Reproduce, exactly and in full, the lines from the one with "Clone this chart in Apache ECharts." through the one with "const fmt = v" in the data below; drop pictures.
===== Data excerpts =====
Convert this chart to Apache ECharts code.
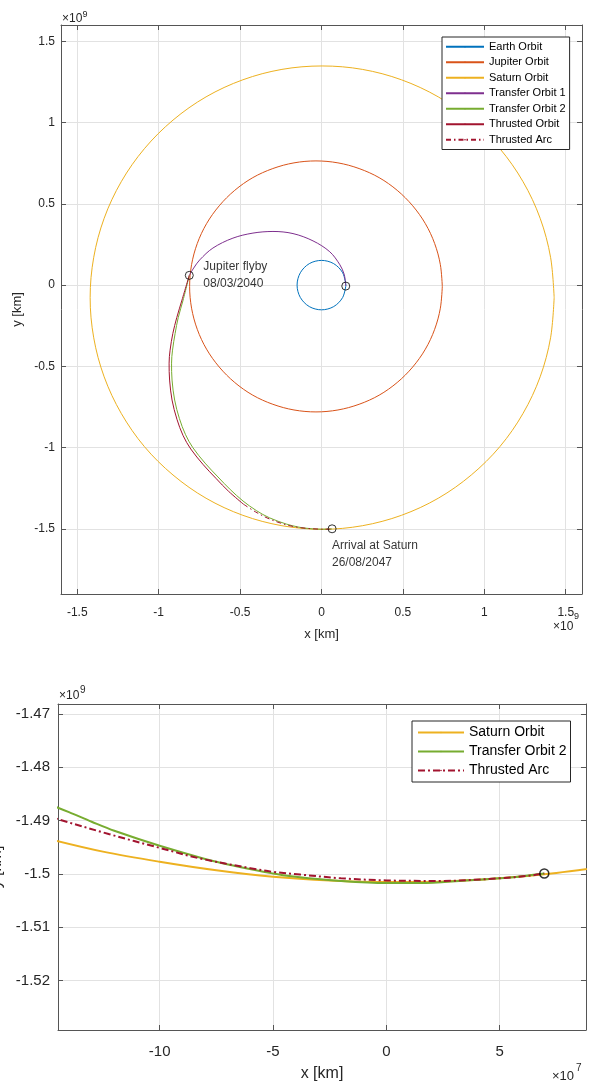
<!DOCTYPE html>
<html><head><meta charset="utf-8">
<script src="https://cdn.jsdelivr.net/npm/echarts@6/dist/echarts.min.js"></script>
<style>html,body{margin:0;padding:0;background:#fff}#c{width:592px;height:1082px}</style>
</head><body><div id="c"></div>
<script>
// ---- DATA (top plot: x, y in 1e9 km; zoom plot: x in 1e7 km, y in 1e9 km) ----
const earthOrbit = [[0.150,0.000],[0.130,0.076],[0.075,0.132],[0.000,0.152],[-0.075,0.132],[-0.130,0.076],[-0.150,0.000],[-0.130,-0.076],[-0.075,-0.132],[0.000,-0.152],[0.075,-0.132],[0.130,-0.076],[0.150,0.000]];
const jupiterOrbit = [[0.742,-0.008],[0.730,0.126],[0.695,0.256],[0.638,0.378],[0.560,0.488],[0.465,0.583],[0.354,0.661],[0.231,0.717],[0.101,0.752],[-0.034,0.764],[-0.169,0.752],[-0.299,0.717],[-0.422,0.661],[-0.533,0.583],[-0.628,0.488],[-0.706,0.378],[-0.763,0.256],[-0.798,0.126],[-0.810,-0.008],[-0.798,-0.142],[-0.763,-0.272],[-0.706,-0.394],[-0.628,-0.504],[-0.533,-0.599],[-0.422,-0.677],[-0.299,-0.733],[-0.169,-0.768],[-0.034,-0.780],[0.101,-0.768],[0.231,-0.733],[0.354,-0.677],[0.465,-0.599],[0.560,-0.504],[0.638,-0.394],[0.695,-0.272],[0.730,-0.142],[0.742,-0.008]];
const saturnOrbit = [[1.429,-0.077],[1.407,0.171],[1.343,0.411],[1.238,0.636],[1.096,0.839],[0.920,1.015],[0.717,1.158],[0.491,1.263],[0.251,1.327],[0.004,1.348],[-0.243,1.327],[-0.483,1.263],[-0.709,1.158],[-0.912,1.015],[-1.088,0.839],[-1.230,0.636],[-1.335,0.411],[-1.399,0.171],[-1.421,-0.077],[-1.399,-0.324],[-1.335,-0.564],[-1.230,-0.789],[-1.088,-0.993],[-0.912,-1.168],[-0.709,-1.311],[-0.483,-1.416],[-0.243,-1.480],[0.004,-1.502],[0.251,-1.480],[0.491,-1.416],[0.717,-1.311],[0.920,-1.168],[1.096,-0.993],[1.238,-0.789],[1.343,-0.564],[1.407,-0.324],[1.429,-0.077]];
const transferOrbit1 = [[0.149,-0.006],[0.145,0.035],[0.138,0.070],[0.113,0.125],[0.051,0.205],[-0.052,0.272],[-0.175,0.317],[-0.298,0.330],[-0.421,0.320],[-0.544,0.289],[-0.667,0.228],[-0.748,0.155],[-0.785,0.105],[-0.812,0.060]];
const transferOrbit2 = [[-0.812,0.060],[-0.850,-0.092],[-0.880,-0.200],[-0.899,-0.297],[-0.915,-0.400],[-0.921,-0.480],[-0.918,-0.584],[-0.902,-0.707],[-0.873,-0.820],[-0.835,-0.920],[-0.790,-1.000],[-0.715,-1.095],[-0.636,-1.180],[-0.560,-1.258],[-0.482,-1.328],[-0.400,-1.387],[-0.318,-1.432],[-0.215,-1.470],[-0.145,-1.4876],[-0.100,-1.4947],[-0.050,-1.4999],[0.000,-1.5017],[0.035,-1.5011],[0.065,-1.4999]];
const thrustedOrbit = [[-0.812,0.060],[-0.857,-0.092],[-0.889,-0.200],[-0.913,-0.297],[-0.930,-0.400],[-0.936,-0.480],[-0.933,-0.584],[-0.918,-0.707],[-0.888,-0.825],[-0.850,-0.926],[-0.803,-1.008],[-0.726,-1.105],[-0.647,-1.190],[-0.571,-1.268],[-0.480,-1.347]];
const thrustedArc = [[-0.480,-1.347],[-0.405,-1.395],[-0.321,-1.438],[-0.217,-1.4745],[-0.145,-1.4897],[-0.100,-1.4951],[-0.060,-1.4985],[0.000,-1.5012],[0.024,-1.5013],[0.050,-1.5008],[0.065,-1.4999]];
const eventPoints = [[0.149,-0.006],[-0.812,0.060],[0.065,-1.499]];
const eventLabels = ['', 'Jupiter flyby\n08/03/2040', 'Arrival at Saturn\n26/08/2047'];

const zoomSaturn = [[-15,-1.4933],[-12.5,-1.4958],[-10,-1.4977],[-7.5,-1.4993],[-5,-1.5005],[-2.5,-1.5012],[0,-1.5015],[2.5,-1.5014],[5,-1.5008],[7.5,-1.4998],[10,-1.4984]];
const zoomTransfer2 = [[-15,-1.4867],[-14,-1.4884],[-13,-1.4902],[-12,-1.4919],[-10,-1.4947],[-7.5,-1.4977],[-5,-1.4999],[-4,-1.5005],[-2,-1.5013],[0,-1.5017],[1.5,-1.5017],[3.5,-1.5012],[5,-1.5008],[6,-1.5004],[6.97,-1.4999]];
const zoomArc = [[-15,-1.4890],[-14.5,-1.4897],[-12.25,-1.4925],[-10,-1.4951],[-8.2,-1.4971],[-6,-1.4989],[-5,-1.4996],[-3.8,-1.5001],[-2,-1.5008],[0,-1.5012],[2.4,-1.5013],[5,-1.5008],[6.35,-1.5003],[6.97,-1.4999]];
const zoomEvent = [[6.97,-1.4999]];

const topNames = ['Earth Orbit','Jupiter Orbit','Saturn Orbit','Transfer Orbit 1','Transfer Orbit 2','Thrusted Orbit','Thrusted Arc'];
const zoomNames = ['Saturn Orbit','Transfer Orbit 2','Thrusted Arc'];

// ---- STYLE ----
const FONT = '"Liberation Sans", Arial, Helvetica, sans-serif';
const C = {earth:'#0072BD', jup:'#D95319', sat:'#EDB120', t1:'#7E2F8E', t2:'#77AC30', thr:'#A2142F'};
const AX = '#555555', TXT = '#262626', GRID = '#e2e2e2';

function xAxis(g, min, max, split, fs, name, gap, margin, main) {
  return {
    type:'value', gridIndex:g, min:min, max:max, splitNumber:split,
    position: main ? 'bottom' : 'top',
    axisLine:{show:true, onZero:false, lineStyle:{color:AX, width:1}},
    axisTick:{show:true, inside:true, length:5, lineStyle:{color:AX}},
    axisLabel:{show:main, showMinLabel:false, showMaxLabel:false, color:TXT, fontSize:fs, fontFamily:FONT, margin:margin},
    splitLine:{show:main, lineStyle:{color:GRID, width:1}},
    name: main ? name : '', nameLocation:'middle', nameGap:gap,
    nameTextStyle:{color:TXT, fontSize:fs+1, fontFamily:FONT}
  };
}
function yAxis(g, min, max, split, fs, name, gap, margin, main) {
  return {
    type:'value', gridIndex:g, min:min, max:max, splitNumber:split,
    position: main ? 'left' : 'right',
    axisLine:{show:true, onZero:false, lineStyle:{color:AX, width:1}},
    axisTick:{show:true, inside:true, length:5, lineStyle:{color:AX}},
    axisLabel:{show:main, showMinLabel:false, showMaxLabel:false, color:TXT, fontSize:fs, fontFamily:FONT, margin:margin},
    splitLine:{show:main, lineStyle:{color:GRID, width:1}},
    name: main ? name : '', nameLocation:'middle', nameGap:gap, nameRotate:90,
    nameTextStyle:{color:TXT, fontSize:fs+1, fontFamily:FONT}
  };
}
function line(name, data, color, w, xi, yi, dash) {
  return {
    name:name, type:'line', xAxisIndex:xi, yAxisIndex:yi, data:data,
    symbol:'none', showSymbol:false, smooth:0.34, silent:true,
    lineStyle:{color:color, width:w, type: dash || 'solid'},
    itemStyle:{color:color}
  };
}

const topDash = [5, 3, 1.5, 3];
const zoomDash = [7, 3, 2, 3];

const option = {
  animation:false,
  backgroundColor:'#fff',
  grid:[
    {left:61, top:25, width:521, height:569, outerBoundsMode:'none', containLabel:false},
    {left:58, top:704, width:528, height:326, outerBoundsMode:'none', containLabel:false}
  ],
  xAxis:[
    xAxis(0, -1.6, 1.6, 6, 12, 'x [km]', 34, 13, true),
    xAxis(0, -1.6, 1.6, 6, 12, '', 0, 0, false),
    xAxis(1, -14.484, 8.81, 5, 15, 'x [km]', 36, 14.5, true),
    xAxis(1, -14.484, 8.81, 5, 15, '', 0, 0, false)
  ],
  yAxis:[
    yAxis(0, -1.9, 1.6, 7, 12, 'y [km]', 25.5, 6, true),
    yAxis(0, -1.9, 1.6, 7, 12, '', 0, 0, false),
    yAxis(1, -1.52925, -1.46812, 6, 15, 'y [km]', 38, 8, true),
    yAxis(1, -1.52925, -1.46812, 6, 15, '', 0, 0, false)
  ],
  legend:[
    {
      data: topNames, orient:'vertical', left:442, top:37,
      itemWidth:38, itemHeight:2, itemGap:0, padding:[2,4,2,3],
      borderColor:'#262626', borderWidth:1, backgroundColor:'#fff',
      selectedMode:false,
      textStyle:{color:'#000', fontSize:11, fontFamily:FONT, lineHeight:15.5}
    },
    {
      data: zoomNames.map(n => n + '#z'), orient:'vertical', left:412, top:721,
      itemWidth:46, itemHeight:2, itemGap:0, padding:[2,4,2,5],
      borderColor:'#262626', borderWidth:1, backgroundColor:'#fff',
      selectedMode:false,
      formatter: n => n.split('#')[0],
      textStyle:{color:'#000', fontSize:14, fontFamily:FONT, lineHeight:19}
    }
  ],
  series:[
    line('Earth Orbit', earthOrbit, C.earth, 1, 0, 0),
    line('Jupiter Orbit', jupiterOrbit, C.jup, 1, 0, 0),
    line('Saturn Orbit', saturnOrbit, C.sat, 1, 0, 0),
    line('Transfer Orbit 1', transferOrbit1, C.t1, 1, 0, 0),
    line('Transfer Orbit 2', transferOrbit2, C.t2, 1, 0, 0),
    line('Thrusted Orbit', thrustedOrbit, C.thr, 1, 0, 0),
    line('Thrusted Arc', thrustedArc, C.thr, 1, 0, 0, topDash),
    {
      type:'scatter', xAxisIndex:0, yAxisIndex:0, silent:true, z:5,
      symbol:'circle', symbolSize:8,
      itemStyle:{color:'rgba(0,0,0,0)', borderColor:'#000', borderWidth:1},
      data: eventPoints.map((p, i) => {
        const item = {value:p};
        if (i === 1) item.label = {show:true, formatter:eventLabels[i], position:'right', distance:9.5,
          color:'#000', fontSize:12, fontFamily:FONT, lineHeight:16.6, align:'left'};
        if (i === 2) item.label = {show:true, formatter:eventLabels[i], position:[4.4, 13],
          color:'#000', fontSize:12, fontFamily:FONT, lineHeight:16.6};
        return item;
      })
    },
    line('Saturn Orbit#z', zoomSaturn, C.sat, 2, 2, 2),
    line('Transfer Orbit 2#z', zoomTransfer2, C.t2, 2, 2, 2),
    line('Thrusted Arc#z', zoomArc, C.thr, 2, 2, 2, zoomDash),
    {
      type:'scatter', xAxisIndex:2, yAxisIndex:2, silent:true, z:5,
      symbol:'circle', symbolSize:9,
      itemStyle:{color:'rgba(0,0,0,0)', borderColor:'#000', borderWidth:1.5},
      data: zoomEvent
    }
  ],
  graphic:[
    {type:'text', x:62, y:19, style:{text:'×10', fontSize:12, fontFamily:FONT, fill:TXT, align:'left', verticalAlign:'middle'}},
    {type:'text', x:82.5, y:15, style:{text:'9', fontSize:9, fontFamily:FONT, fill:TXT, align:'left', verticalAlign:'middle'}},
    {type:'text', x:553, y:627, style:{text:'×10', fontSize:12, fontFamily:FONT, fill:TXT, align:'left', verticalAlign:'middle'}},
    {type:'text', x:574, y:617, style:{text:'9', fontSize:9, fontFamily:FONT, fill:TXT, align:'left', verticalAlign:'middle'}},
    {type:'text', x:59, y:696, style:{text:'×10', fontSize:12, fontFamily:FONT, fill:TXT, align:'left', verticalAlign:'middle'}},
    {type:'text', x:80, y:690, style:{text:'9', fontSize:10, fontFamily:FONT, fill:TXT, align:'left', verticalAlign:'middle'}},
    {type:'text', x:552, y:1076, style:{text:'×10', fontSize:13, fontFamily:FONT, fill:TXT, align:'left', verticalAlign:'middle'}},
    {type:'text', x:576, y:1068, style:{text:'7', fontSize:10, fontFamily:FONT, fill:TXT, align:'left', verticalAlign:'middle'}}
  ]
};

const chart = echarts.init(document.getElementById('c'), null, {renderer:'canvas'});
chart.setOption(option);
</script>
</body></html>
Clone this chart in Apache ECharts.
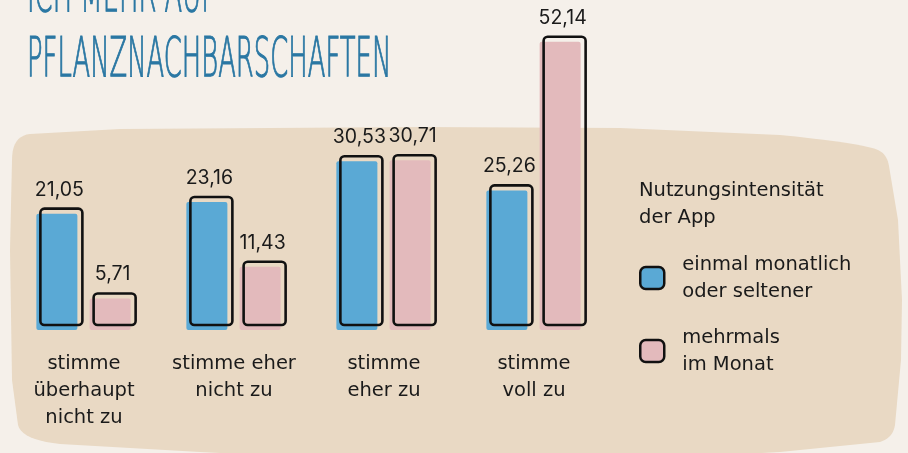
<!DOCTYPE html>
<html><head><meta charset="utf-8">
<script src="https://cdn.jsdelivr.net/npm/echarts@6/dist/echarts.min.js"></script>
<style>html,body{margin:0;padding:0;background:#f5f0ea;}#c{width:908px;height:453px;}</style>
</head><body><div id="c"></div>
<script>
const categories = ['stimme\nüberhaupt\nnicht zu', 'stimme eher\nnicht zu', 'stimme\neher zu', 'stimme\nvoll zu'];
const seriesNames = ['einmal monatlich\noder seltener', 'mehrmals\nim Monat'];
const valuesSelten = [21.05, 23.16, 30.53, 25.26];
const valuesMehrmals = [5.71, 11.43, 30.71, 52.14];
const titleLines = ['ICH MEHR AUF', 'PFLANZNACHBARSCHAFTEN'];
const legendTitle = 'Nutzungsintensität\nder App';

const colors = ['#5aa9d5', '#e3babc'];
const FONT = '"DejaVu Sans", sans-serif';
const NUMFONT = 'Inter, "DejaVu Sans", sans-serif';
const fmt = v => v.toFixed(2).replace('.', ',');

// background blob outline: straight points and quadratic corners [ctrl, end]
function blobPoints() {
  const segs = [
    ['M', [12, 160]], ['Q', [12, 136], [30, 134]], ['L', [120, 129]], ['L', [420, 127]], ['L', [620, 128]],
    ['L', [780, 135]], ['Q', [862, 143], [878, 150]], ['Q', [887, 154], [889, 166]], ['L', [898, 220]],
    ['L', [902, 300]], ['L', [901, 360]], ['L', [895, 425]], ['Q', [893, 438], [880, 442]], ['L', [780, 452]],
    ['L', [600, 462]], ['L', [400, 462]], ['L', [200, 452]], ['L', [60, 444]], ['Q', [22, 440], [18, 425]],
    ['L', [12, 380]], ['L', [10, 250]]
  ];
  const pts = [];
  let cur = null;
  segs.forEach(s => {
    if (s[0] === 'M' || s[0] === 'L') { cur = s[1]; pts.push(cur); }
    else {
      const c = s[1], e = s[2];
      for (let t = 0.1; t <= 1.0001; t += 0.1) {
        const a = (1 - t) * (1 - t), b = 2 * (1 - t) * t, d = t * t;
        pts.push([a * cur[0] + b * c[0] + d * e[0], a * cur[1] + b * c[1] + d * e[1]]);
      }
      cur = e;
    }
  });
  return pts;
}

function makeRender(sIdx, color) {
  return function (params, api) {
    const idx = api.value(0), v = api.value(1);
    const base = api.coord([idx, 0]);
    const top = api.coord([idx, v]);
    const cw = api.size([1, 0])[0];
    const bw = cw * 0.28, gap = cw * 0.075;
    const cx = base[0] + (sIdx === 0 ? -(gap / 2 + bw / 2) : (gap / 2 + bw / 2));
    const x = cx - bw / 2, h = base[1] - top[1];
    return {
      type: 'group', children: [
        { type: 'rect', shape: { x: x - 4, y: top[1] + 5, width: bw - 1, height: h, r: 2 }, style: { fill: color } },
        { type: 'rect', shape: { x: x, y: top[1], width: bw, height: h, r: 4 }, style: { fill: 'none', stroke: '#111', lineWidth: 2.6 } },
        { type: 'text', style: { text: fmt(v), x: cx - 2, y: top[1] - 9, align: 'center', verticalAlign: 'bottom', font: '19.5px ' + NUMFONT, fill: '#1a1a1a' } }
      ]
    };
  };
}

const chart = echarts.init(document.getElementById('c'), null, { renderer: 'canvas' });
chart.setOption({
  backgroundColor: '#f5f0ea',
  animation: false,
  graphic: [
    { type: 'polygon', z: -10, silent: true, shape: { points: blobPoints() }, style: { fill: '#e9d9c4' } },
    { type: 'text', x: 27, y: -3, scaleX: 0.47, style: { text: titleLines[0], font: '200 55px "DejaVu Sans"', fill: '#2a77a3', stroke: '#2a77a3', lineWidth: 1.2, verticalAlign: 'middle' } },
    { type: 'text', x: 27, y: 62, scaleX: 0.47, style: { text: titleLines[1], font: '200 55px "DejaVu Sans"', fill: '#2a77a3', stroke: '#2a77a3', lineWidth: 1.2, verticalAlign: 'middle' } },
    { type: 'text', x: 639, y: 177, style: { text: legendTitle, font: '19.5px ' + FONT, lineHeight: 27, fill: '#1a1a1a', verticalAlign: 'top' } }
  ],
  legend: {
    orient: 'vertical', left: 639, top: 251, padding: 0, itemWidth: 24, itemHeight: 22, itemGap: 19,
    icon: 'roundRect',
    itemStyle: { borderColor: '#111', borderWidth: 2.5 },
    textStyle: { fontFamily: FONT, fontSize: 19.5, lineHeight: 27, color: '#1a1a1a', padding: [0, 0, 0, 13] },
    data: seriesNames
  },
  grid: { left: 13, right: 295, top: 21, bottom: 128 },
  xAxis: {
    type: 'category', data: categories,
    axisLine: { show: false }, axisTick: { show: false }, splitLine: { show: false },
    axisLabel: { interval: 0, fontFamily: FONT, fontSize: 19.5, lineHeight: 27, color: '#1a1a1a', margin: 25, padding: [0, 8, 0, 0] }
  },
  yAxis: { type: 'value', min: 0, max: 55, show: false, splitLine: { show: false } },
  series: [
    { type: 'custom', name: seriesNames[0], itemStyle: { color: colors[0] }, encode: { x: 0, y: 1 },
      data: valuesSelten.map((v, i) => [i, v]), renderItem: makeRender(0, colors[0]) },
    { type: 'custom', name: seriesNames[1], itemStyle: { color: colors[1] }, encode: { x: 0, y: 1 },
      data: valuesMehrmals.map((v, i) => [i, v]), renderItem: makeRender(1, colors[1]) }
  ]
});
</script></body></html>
=====
» **Output**:
Clone this chart in Apache ECharts.
<!DOCTYPE html>
<html><head><meta charset="utf-8">
<script src="https://cdn.jsdelivr.net/npm/echarts@6/dist/echarts.min.js"></script>
<style>html,body{margin:0;padding:0;background:#f5f0ea;}#c{width:908px;height:453px;}</style>
</head><body><div id="c"></div>
<script>
const categories = ['stimme\nüberhaupt\nnicht zu', 'stimme eher\nnicht zu', 'stimme\neher zu', 'stimme\nvoll zu'];
const seriesNames = ['einmal monatlich\noder seltener', 'mehrmals\nim Monat'];
const valuesSelten = [21.05, 23.16, 30.53, 25.26];
const valuesMehrmals = [5.71, 11.43, 30.71, 52.14];
const titleLines = ['ICH MEHR AUF', 'PFLANZNACHBARSCHAFTEN'];
const legendTitle = 'Nutzungsintensität\nder App';

const colors = ['#5aa9d5', '#e3babc'];
const FONT = '"DejaVu Sans", sans-serif';
const NUMFONT = 'Inter, "DejaVu Sans", sans-serif';
const fmt = v => v.toFixed(2).replace('.', ',');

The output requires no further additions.